Block copolymer reduces particle size in immiscible polymer−polymer blends by suppressing droplet coalescence and by aiding droplet breakup through reduced interfacial tension. In this paper we separated coalescence from breakup and studied suppression of coalescence by block copolymers in a model blend composed of polystyrene (PS), high-density polyethylene (HDPE), and polystyrene−polyethylene (PS−PE) block copolymer. Coalescence was examined by monitoring particle size change vs shear strain while varying the shear rate, block copolymer concentration, molecular weight, and symmetry (coil size ratio of blocks). Even 0.5% PS−PE block copolymer significantly suppressed coalescence of HDPE droplets in a PS matrix. Assuming all of the PS−PE molecules were at the interface, the minimum concentration of block copolymers required to prevent coalescence under shear was found to be about 0.2 chain/nm2 at a coalescence shear rate of 0.1 s-1 for PS−PE with a molecular weight of 20−20 kg/mol.
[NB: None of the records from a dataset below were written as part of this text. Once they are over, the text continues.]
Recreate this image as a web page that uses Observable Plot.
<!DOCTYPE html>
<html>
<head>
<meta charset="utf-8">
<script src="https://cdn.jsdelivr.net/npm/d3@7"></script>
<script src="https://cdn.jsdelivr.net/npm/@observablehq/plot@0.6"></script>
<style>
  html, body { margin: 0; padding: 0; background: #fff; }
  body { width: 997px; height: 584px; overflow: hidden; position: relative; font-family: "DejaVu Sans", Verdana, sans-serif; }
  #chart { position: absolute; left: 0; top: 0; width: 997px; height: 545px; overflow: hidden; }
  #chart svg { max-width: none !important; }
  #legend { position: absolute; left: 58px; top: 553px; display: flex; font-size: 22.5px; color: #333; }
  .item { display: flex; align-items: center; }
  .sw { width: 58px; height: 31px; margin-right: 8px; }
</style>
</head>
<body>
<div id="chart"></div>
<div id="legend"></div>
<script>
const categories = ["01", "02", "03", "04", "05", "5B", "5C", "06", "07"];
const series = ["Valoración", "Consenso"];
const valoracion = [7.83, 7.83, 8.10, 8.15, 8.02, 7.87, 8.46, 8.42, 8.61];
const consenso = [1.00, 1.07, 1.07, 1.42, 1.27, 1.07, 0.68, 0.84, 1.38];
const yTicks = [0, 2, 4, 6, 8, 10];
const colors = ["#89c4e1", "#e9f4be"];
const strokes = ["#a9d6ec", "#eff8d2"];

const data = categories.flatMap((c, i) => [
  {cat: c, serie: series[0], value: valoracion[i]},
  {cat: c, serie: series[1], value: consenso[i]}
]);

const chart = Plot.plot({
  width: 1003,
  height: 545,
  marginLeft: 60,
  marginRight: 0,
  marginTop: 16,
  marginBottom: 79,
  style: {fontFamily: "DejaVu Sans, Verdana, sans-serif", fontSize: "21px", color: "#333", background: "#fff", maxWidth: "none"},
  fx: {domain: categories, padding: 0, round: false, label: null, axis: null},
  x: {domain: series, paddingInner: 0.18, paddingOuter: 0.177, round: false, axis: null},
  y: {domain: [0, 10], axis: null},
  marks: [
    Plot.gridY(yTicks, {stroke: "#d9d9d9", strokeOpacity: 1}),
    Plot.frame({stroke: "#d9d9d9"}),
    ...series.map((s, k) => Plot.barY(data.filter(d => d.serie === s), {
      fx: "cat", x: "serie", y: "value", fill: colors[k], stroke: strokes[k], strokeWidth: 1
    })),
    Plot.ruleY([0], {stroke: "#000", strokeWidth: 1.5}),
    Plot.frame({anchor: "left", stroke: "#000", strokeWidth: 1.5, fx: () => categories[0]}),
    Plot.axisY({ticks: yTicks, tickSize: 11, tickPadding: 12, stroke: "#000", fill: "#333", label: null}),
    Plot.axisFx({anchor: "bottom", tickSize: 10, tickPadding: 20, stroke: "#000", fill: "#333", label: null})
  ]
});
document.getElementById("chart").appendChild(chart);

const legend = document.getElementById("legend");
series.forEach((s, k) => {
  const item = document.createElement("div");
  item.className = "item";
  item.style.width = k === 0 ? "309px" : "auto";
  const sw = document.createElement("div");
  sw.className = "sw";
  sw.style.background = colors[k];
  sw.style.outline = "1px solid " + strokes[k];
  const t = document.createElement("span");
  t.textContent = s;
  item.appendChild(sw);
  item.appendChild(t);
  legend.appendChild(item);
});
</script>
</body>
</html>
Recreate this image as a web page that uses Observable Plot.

We found that this minimum concentration decreased with shear rate and with increasing molecular weight of PS−PE. We also found that, with the total molecular weight being the same, a PS−PE with a larger PS block suppressed HDPE particle coalescence more efficiently than one with a smaller block. These results indicate that steric repulsive interactions due to the presence of block copolymer at the interfaces are more important than those due to interfacial tension gradients.